REQUIRED WORK:
Output exactly the lines from the line containing "Rebuild this chart" through the line containing "const fmt = v", inclusive, and omit any pictures.

DATA RECORDS:
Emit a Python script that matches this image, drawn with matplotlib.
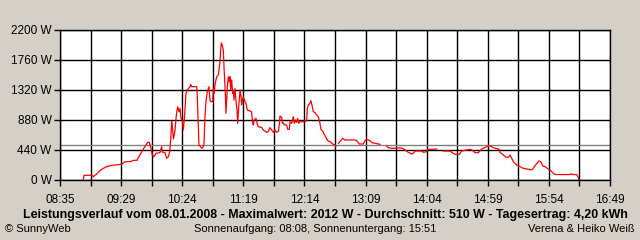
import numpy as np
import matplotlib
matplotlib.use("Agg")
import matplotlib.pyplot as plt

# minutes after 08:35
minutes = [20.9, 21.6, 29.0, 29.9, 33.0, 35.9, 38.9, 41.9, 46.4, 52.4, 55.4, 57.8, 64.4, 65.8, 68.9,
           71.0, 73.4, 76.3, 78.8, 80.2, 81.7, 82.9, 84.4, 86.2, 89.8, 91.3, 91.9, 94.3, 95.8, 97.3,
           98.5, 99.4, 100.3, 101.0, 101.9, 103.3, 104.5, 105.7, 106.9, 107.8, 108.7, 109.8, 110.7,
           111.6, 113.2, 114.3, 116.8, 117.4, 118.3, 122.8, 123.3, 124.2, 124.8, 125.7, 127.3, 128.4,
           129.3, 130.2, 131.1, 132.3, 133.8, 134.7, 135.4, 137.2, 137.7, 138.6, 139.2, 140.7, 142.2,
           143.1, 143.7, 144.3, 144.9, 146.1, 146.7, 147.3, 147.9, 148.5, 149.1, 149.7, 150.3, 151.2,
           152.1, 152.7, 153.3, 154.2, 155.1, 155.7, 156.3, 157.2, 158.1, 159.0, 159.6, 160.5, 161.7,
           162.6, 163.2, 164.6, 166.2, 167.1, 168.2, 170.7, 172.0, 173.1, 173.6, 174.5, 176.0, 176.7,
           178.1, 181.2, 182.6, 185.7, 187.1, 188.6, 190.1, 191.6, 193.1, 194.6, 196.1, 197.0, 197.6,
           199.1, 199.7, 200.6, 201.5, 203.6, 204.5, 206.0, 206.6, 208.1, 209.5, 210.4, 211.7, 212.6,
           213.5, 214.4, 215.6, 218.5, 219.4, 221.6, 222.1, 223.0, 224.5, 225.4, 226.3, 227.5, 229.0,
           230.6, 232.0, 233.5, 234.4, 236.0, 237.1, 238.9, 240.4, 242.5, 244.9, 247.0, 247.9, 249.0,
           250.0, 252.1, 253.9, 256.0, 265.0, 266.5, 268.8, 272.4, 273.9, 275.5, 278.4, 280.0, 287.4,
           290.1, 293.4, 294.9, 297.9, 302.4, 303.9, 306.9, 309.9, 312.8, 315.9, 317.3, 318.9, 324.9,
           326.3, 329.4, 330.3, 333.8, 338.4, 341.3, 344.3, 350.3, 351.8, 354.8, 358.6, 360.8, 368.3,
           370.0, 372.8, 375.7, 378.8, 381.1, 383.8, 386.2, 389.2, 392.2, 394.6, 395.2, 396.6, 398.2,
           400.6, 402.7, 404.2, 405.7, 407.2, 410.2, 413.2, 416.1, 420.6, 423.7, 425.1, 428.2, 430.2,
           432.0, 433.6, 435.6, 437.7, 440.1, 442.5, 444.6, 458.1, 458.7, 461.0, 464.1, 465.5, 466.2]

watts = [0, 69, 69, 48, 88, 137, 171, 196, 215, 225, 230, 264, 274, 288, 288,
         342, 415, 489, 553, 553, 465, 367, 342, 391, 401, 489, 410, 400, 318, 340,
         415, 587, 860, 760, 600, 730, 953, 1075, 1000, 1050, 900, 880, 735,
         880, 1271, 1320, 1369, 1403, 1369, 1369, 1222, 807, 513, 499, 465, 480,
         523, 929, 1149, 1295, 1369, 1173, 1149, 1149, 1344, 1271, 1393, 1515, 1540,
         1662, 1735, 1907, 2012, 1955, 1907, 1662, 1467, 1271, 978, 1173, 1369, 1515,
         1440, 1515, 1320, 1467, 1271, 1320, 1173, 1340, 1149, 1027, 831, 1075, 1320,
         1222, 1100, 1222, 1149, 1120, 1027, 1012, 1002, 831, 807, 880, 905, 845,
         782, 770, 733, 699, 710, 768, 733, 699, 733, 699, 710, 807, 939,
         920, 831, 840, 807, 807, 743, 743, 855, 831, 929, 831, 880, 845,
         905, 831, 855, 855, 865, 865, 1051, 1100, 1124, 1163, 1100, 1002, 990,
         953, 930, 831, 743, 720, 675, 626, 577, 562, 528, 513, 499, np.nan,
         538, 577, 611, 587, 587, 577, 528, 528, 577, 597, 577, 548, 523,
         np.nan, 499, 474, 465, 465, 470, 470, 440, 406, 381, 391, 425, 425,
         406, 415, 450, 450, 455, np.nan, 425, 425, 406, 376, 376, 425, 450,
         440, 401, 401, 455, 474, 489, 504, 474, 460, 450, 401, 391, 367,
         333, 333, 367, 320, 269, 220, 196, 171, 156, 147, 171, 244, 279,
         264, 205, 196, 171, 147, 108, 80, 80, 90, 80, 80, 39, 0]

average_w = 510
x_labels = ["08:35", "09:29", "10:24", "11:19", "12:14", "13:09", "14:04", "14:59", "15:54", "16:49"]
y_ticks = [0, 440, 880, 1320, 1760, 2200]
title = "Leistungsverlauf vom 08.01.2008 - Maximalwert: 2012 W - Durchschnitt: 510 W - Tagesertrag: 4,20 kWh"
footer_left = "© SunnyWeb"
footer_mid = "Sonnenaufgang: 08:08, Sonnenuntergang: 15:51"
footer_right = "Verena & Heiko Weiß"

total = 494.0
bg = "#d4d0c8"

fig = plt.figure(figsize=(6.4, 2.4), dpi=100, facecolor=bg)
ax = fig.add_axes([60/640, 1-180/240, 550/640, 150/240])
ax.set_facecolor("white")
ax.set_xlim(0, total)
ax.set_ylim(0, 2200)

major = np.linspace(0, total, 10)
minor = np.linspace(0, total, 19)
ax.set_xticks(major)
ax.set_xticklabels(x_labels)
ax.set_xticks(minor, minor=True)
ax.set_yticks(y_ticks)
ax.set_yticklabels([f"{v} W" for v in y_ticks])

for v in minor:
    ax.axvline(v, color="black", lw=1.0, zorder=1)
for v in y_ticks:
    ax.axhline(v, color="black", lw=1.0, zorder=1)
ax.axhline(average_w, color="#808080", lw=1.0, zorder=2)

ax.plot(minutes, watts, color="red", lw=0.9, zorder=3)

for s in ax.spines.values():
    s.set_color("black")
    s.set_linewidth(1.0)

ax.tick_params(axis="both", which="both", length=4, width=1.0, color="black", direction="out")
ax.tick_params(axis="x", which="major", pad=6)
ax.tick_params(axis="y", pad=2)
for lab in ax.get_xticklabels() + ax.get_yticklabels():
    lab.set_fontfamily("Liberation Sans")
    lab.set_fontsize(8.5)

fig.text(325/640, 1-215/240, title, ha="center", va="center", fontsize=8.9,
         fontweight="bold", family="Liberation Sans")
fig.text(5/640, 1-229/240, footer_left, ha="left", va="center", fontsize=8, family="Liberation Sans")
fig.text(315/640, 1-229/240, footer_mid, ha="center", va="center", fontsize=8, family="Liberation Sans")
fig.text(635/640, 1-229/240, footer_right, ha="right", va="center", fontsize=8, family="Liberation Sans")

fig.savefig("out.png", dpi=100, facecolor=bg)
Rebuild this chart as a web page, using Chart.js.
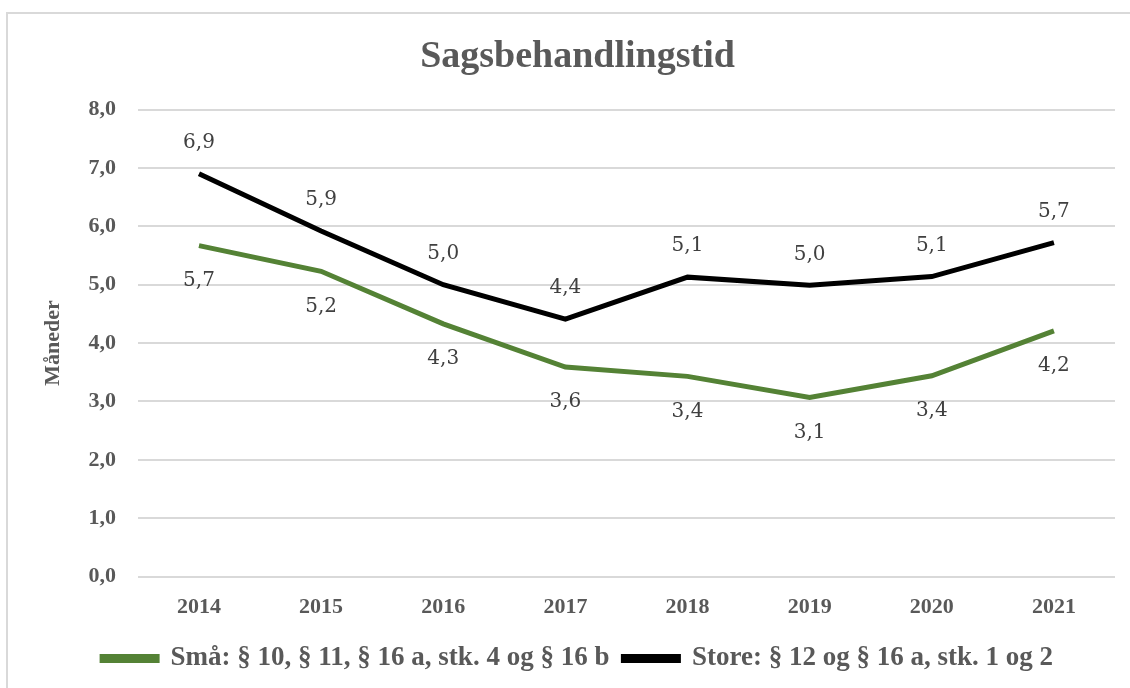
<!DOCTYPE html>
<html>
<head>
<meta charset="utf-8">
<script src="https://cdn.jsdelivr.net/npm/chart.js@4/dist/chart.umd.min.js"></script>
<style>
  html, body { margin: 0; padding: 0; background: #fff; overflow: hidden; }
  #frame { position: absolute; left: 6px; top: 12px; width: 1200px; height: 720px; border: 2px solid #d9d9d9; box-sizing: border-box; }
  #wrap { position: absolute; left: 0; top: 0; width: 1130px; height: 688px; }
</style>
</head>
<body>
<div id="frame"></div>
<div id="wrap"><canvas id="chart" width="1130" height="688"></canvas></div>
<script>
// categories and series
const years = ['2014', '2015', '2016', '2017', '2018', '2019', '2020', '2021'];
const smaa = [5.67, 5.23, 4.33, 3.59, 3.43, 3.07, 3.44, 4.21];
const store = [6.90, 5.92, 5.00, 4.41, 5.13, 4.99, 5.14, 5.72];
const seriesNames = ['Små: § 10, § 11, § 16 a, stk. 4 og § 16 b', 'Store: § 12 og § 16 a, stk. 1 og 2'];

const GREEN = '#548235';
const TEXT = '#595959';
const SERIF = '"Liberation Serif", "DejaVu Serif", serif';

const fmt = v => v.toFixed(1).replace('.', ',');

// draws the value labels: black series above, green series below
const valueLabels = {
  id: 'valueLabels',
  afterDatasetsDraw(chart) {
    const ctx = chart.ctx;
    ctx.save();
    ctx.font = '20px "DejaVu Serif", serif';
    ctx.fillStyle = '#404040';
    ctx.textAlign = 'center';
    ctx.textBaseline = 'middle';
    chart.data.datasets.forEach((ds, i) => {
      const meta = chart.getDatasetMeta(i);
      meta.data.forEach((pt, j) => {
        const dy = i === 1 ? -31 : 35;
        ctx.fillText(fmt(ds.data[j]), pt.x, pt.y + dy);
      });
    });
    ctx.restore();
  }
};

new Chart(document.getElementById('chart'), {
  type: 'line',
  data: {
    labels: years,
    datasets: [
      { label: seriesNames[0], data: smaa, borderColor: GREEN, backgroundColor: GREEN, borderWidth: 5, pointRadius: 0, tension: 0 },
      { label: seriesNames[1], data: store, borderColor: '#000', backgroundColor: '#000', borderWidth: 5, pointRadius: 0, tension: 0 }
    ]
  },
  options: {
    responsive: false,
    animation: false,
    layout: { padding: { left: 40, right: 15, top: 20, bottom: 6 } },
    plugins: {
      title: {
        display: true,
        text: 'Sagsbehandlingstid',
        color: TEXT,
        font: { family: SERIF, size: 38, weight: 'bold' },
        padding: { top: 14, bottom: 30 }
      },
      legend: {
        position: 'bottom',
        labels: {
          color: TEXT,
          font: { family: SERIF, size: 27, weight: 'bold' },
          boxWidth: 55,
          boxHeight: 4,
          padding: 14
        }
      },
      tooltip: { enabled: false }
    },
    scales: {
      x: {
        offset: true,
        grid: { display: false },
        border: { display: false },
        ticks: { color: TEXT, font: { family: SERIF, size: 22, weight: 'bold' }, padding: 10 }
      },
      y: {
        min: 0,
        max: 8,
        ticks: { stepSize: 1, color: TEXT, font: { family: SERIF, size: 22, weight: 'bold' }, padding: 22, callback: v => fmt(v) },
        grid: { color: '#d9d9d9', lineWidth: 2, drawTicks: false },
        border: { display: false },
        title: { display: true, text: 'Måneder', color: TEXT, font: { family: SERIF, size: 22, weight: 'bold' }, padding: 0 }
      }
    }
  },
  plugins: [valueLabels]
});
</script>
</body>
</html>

EXPECTED OUTPUT:
Rebuild this chart as a web page, using Chart.js.
<!DOCTYPE html>
<html>
<head>
<meta charset="utf-8">
<script src="https://cdn.jsdelivr.net/npm/chart.js@4/dist/chart.umd.min.js"></script>
<style>
  html, body { margin: 0; padding: 0; background: #fff; overflow: hidden; }
  #frame { position: absolute; left: 6px; top: 12px; width: 1200px; height: 720px; border: 2px solid #d9d9d9; box-sizing: border-box; }
  #wrap { position: absolute; left: 0; top: 0; width: 1130px; height: 688px; }
</style>
</head>
<body>
<div id="frame"></div>
<div id="wrap"><canvas id="chart" width="1130" height="688"></canvas></div>
<script>
// categories and series
const years = ['2014', '2015', '2016', '2017', '2018', '2019', '2020', '2021'];
const smaa = [5.67, 5.23, 4.33, 3.59, 3.43, 3.07, 3.44, 4.21];
const store = [6.90, 5.92, 5.00, 4.41, 5.13, 4.99, 5.14, 5.72];
const seriesNames = ['Små: § 10, § 11, § 16 a, stk. 4 og § 16 b', 'Store: § 12 og § 16 a, stk. 1 og 2'];

const GREEN = '#548235';
const TEXT = '#595959';
const SERIF = '"Liberation Serif", "DejaVu Serif", serif';

const fmt = v => v.toFixed(1).replace('.', ',');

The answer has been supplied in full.